Looking through the keyhole at my tiny experience, I see thousands of shapes like snow falling, blurred marks on my eyes. She once told me about the Land of Fuzzies, where she played with her mother as a child. I wonder where I was then; was I even then on my way to meet her? They were dandelions, their seeds on the wind.
Looking through the keyhole at my tiny experience, I see the snow of yesterday and the snow that fell the day before, and I wonder about the man who helped me see it all differently. I cannot tell you his name; I do not have enough words here to describe who he was entirely. I only say he saved my life. He showed me how to live and he showed me how to live with myself and he said there were no limits to any of that. I haven’t been a great friend to that man these past few years, that man who saved my life, and I am sorry. My eyes well up as I think of what an ass I am, how my fear and arrogance led to such a separation. I won’t make this into some bigger thing, like this is how the world is today or something; how arrogant that would be, again, of me. I am beginning to see how I avoid the closest things to me, how I judge and think stupid the tender-most parts, and I suffer this hardness. He is too close. He was my friend and he was like my father. Simply I must say that I love him. I thank the universe tonight for his presence way back when, and his presence even now on my mind, even though it saddens.

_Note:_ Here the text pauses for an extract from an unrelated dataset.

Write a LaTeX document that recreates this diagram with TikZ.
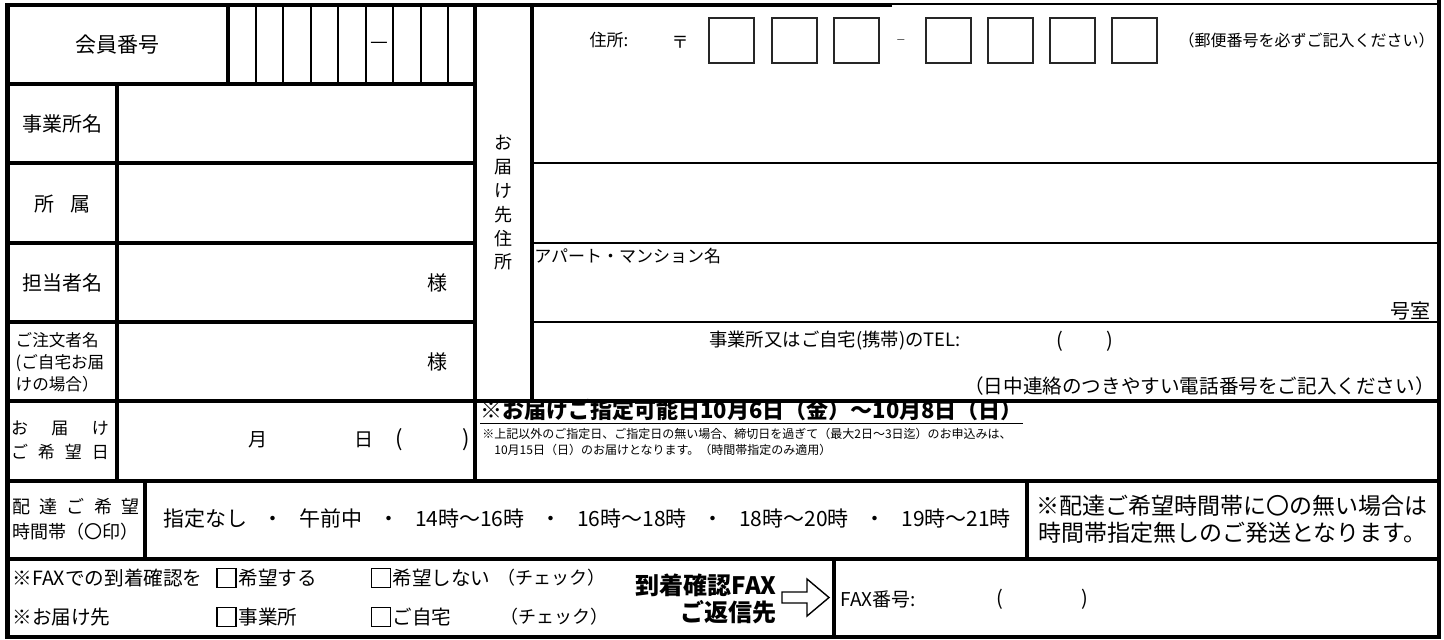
\documentclass[tikz,border=0pt]{standalone}
\usepackage{fontspec}
\setmainfont{Noto Sans CJK JP}
\newcommand\sepdot{\hspace{0.75em}・\hspace{0.75em}}
\begin{document}
\begin{tikzpicture}[x=0.5pt,y=-0.5pt,
    every node/.style={inner sep=0pt,font=\fontsize{10}{12}\selectfont},
    rule/.style={line width=2.2pt},
    mid/.style={line width=1pt},
    hair/.style={line width=0.7pt},
    zipbox/.style={draw=black!85,line width=1pt,minimum size=22.5pt},
    tick/.style={draw,line width=0.6pt,minimum size=9.5pt},
    fs/.style={font=\fontsize{#1}{#1}\selectfont}]
  \useasboundingbox (0,0) rectangle (1444,639);
  \draw[rule] (892,5) -- (7.5,5) -- (7.5,637) -- (1439,637) -- (1439,0);
  \draw[line width=1.35pt] (892,4) -- (1439,4);
  \draw[rule] (7.5,84) -- (475,84) (7.5,163) -- (475,163) (7.5,243) -- (475,243)
              (7.5,322) -- (475,322) (7.5,401) -- (1439,401) (7.5,481) -- (1439,481)
              (7.5,559) -- (1439,559);
  \draw[rule] (228,5) -- (228,84) (117,84) -- (117,481) (475,5) -- (475,481)
              (532,5) -- (532,401) (145,481) -- (145,559) (1027,481) -- (1027,559)
              (834,559) -- (834,637);
  \draw[mid] (532,163) -- (1439,163) (532,243) -- (1439,243) (532,322) -- (1439,322);
  \draw[hair] (256,5) -- (256,84) (283,5) -- (283,84) (311,5) -- (311,84)
              (338,5) -- (338,84) (366,5) -- (366,84) (393,5) -- (393,84)
              (421,5) -- (421,84) (448,5) -- (448,84);
  \path (117.5,45) node[fs=10.5] (member) {会員番号}
        (379.5,45) node (dash) {—}
        (62,124) node (office) {事業所名}
        (62,204) node (dept) {所\hspace{0.8em}属}
        (62,283) node (staff) {担当者名}
        (60,362) node[align=left,font=\fontsize{8.3}{11}\selectfont] (orderer)
             {ご注文者名\\(ご自宅お届\\けの場合）}
        (437,283) node (sama) {様}
        (437,362) node (sama2) {様}
        (503,203) node[align=center,font=\fontsize{9}{11.9}\selectfont] (dest)
             {お\\届\\け\\先\\住\\所};
  \path (609,40) node[fs=8.5] (addr) {住所:}
        (680,42) node[fs=8.5] (postmark) {〒}
        (731.5,40.5) node[zipbox] (zipa) {}
        (794,40.5) node[zipbox] (zipb) {}
        (856,40.5) node[zipbox] (zipc) {}
        (901,42) node[fs=8,black!60] (zipdash) {–}
        (948.5,40.5) node[zipbox] (zipd) {}
        (1010.5,40.5) node[zipbox] (zipe) {}
        (1072.5,40.5) node[zipbox] (zipf) {}
        (1134.5,40.5) node[zipbox] (zipg) {}
        (1435,40) node[anchor=east,fs=8] (zipnote) {（郵便番号を必ずご記入ください）}
        (534,256) node[anchor=west,fs=8.5] (apt) {アパート・マンション名}
        (1431,311) node[anchor=east] (room) {号室}
        (835,341) node[fs=9.2] (tel) {事業所又はご自宅(携帯)のTEL:}
        (1060,341) node[fs=10] (telo) {(}
        (1110,341) node[fs=10] (telc) {)}
        (1435,386) node[anchor=east,fs=9.8] (telnote) {（日中連絡のつきやすい電話番号をご記入ください）};
  \path (60,440) node[align=left,font=\fontsize{8.5}{12}\selectfont] (datelbl)
             {\makebox[49pt][s]{お\hfill 届\hfill け}\\\makebox[49pt][s]{ご\hfill 希\hfill 望\hfill 日}}
        (258,440) node[fs=9.5] (month) {月}
        (364,440) node[fs=9.5] (day) {日}
        (399,440) node[fs=11] (wdo) {(}
        (466,440) node[fs=11] (wdc) {)}
        (480,412) node[anchor=west,font=\fontsize{11}{13}\selectfont\bfseries] (avail)
             {\underline{※お届けご指定可能日10月6日（金）～10月8日（日）}}
        (482,442) node[anchor=west,align=left,font=\fontsize{6}{8}\selectfont] (availnote)
             {※上記以外のご指定日、ご指定日の無い場合、締切日を過ぎて（最大2日～3日迄）のお申込みは、\\
              \hspace*{1em}10月15日（日）のお届けとなります。（時間帯指定のみ適用）};
  \path (76,519) node[align=left,font=\fontsize{9}{12.5}\selectfont] (timelbl)
             {\makebox[64pt][s]{配\hfill 達\hfill ご\hfill 希\hfill 望}\\時間帯（〇印）}
        (587,519) node[fs=10.5] (slots)
             {指定なし\sepdot 午前中\sepdot 14時～16時\sepdot 16時～18時\sepdot 18時～20時\sepdot 19時～21時}
        (1232,519) node[align=center,font=\fontsize{11.5}{13.5}\selectfont] (slotnote)
             {※配達ご希望時間帯に〇の無い場合は\\時間帯指定無しのご発送となります。};
  \path (12,578) node[anchor=west,fs=9.8] (faxq) {※FAXでの到着確認を}
        (226.5,578) node[tick] (want) {}
        (238,578) node[anchor=west,fs=9.8] (wantlbl) {希望する}
        (381,578) node[tick] (nowant) {}
        (392,578) node[anchor=west,fs=9.8] (nowantlbl) {希望しない}
        (497,578) node[anchor=west,fs=9] (checka) {（チェック）}
        (12,617) node[anchor=west,fs=9.8] (destq) {※お届け先}
        (226.5,617) node[tick] (biz) {}
        (238,617) node[anchor=west,fs=9.8] (bizlbl) {事業所}
        (381,617) node[tick] (home) {}
        (392,617) node[anchor=west,fs=9.8] (homelbl) {ご自宅}
        (500,617) node[anchor=west,fs=9] (checkb) {（チェック）}
        (777,585) node[anchor=east,font=\fontsize{12}{14}\selectfont\bfseries] (replya) {到着確認FAX}
        (777,612) node[anchor=east,font=\fontsize{12}{14}\selectfont\bfseries] (replyb) {ご返信先}
        (840,599) node[anchor=west,fs=9.5] (faxno) {FAX番号:}
        (1000,599) node[fs=10] (faxo) {(}
        (1085,599) node[fs=10] (faxc) {)};
  \draw[line width=0.7pt] (782,592) -- (807,592) -- (807,579) -- (829,597.5)
        -- (807,616) -- (807,603) -- (782,603) -- cycle;
\end{tikzpicture}
\end{document}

Because even if what I have done weighs so heavily on me, though I exaggerate it, still I know he was at least there. He will always remain.

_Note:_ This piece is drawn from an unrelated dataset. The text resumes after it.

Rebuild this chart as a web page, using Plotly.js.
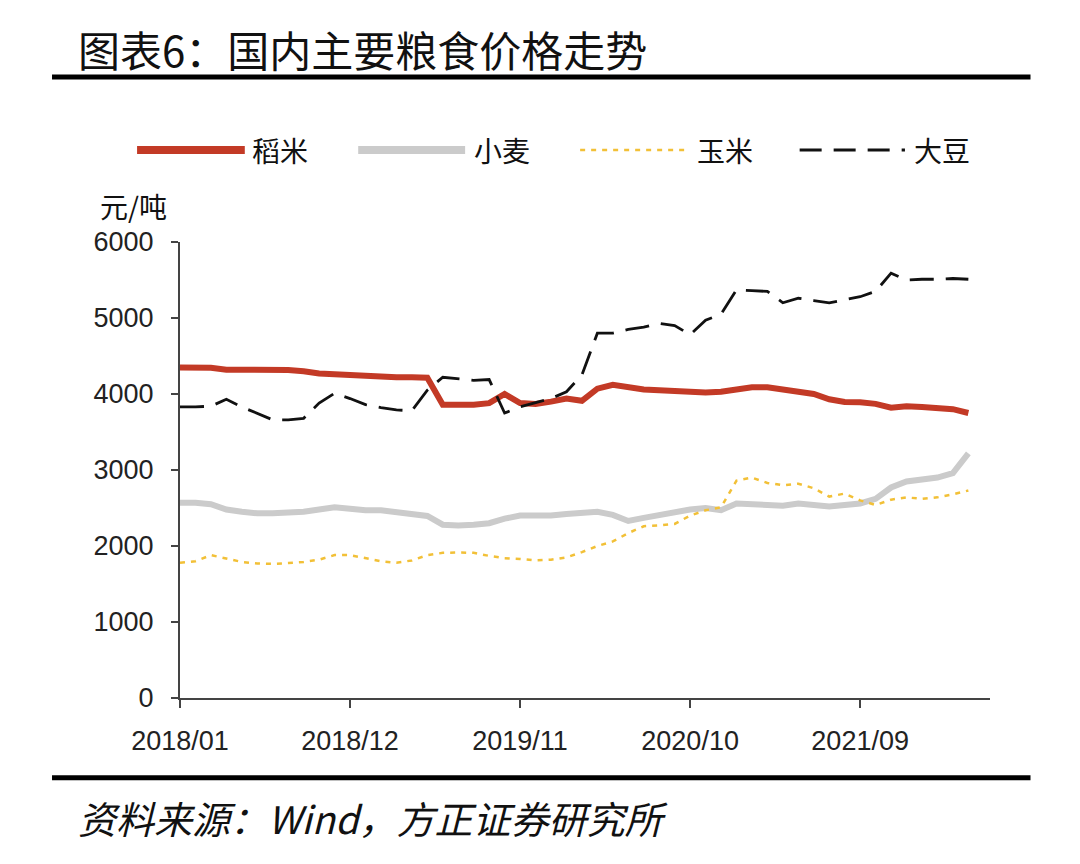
<!DOCTYPE html>
<html>
<head>
<meta charset="utf-8">
<script src="https://cdn.plot.ly/plotly-3.0.1.min.js"></script>
<style>
  html, body { margin: 0; padding: 0; background: #fff; }
  #chart { width: 1080px; height: 864px; }
</style>
</head>
<body>
<div id="chart"></div>
<script>
const months = [
  "2018/01","2018/02","2018/03","2018/04","2018/05","2018/06","2018/07","2018/08","2018/09","2018/10","2018/11","2018/12",
  "2019/01","2019/02","2019/03","2019/04","2019/05","2019/06","2019/07","2019/08","2019/09","2019/10","2019/11","2019/12",
  "2020/01","2020/02","2020/03","2020/04","2020/05","2020/06","2020/07","2020/08","2020/09","2020/10","2020/11","2020/12",
  "2021/01","2021/02","2021/03","2021/04","2021/05","2021/06","2021/07","2021/08","2021/09","2021/10","2021/11","2021/12",
  "2022/01","2022/02","2022/03","2022/04"
];
const tickLabels = ["2018/01","2018/12","2019/11","2020/10","2021/09"];
const seriesNames = ["稻米","小麦","玉米","大豆"];

const rice = [4350,4350,4345,4320,4320,4320,4320,4315,4300,4270,4260,4250,
  4230,4225,4220,4220,4215,3860,3855,3860,3880,4000,3880,3870,
  3900,3940,3910,4070,4120,4080,4060,4050,4040,4030,4020,4030,
  4060,4090,4090,4060,4020,4000,3930,3895,3890,3870,3820,3840,
  3830,3810,3800,3750];
const wheat = [2570,2570,2550,2480,2450,2430,2430,2440,2450,2480,2510,2490,
  2470,2470,2440,2410,2395,2280,2270,2280,2300,2360,2400,2400,
  2400,2420,2430,2450,2410,2330,2370,2410,2430,2480,2500,2470,
  2560,2550,2540,2530,2560,2540,2520,2540,2560,2620,2770,2850,
  2870,2900,2960,3220];
const corn = [1780,1800,1880,1830,1790,1770,1765,1775,1790,1820,1880,1880,
  1840,1800,1780,1810,1880,1910,1915,1910,1870,1840,1830,1810,
  1820,1850,1920,2000,2060,2170,2260,2270,2290,2400,2470,2510,
  2860,2900,2830,2800,2820,2760,2650,2690,2600,2540,2610,2640,
  2620,2640,2680,2730];
const soy = [3830,3830,3840,3930,3830,3740,3660,3660,3680,3880,4010,3940,
  3860,3820,3790,3780,4050,4220,4200,4180,4190,3750,3830,3880,
  3940,4030,4250,4800,4800,4850,4880,4930,4900,4780,4970,5050,
  5370,5360,5350,5200,5260,5230,5200,5240,5280,5350,5590,5500,
  5510,5510,5520,5510];

const cjk = '"Noto Sans CJK SC", "Noto Sans", sans-serif';
const latin = '"Liberation Sans", Arial, sans-serif';

const styles = [
  {color: '#C33A26', width: 6, dash: 'solid'},
  {color: '#CBCBCB', width: 6, dash: 'solid'},
  {color: '#F2C037', width: 2.5, dash: '5px,6px'},
  {color: '#111111', width: 2.8, dash: '24px,12px'}
];
const seriesData = [rice, wheat, corn, soy];

const traces = seriesData.map((d, i) => ({
  x: months, y: d, name: seriesNames[i], type: 'scatter', mode: 'lines',
  line: styles[i], showlegend: false
}));

// manual legend (paper coords)
const legY = 1.202;
const legLine = [[-0.053, 0.080], [0.220, 0.352], [0.494, 0.623], [0.765, 0.895]];
const legText = [0.087, 0.361, 0.636, 0.904];
const legWidths = [8, 8, 2.5, 3];
const legDash = ['solid', 'solid', '5px,6px', '22px,12px'];

const shapes = [
  {type: 'line', xref: 'paper', yref: 'paper', x0: -0.158, x1: 1.05, y0: 1.362, y1: 1.362,
   line: {color: '#000', width: 5}},
  {type: 'line', xref: 'paper', yref: 'paper', x0: -0.158, x1: 1.05, y0: -0.175, y1: -0.175,
   line: {color: '#000', width: 5}}
];
const annotations = [
  {text: '图表6：国内主要粮食价格走势', xref: 'paper', yref: 'paper',
   x: -0.128, y: 1.425, xanchor: 'left', yanchor: 'middle', showarrow: false,
   font: {family: cjk, size: 42, color: '#111'}},
  {text: '元/吨', xref: 'paper', yref: 'paper',
   x: -0.057, y: 1.08, xanchor: 'center', yanchor: 'middle', showarrow: false,
   font: {family: cjk, size: 28, color: '#111'}},
  {text: '<i>资料来源：Wind，方正证券研究所</i>', xref: 'paper', yref: 'paper',
   x: -0.128, y: -0.263, xanchor: 'left', yanchor: 'middle', showarrow: false,
   font: {family: cjk, size: 38, color: '#111'}}
];
seriesNames.forEach((n, i) => {
  shapes.push({type: 'line', xref: 'paper', yref: 'paper',
    x0: legLine[i][0], x1: legLine[i][1], y0: legY, y1: legY,
    line: {color: styles[i].color, width: legWidths[i], dash: legDash[i]}});
  annotations.push({text: n, xref: 'paper', yref: 'paper', x: legText[i], y: legY,
    xanchor: 'left', yanchor: 'middle', showarrow: false,
    font: {family: cjk, size: 28, color: '#111'}});
});

const layout = {
  width: 1080, height: 864,
  paper_bgcolor: '#ffffff', plot_bgcolor: '#ffffff',
  margin: {l: 180, r: 90, t: 242, b: 166, pad: 0},
  showlegend: false,
  xaxis: {
    type: 'category', range: [0, 52.4],
    tickvals: tickLabels, ticktext: tickLabels,
    showgrid: false, zeroline: false,
    showline: true, linecolor: '#444', linewidth: 2,
    ticks: 'outside', ticklen: 8, tickwidth: 2, tickcolor: '#444',
    ticklabelstandoff: 10,
    tickfont: {family: latin, size: 27, color: '#222'},
    fixedrange: true
  },
  yaxis: {
    range: [0, 6000], tickvals: [0,1000,2000,3000,4000,5000,6000],
    showgrid: false, zeroline: false,
    showline: true, linecolor: '#444', linewidth: 2,
    ticks: 'outside', ticklen: 7, tickwidth: 2, tickcolor: '#444',
    ticklabelstandoff: 12,
    tickfont: {family: latin, size: 27, color: '#222'},
    fixedrange: true
  },
  shapes: shapes,
  annotations: annotations
};

Plotly.newPlot('chart', traces, layout, {displayModeBar: false, staticPlot: true});
</script>
</body>
</html>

Looking through the keyhole at my tiny experience, I see the snow of yesterday; some of it remains today on the ground. I could write a loose metaphor of that, how the past moves with us, but honestly when I read similar statements from others, I am bored by them, and when they say such things, I question whether they know anything at all. I aspire to be direct and simple. And when I describe flowers, may my remarks not reflect my own self-centered ego, but shine a direct and clear light upon them. I am tired of I. I wish to say to the world how the world is, which seems a more beautiful way, or at least, a more sincere and authentic way.
Looking through the keyhole at my tiny experience, all of those days, I never saw what tomorrow was to bring. I strove and strained to see, to control what it would be. When I could not, I waited anxiously, sometimes in dread, sometimes in hope. But no matter what I did, what I felt, what I intended or yearned for, tomorrow came as it wanted. Today, it snowed.
Looking through the keyhole at my tiny experience, it took me longest to uncover my anger. It hid from me longer than any other emotion. It seems the first-born child of Fear. And it seemed to harm me the most, perhaps because it was the hardest to see.
Looking through the keyhole at my tiny experience, I wonder how many things I said which were original to me. What in life isn’t plagiarized? How much of what I believe as ‘little special me’ is actually just what I was conditioned to be? I always thought my opinions so important and unique, but really, they world had heard all my opinions before.
Looking through the keyhole at my tiny experience, I would give higher value to the questions I asked, than the answers. And it was the questions I never found answers to, the questions I gave up asking because I realized no answers were valid, that became the greatest discoveries.
Looking through the keyhole at my tiny experience, there were no prizes. If I ever won anything, it was so that eventually it could be taken away. If I might call anything a prize, it was that. I can think of nothing worth more than what I learned through loss.
Looking through the keyhole at my tiny experience, I can see how sometimes I presented myself falsely, though I didn’t mean to. Sometimes I said, ‘My peace is not dependent on the outside world,’ while being involved in some desperate attempt to attain something outside myself. Other times I said, ‘The only way I’ve found inner silence is to sit in silence,’ while living in distraction and never taking even a minute to sit with myself. I did not practice what I preached. I felt a fraud and hypocrite. Something did not sit correctly. My expression seemed ajar from my truth. Still, even concerning this, I see now how I had to express myself falsely and witness that falseness, before I could more clearly see my truth. Again I am reminded all roads lead here… There are moments in this life when time seems to pause and the space vibrates between me and you, and there is no more imagination, and all is alive and real and pure. I feel on the verge of crying, and I see the tears forming in your eyes too. A soft place, yet so strong. This is a rare thing. Yet it felt effortless, and only covered by a thin layer of my own disguises.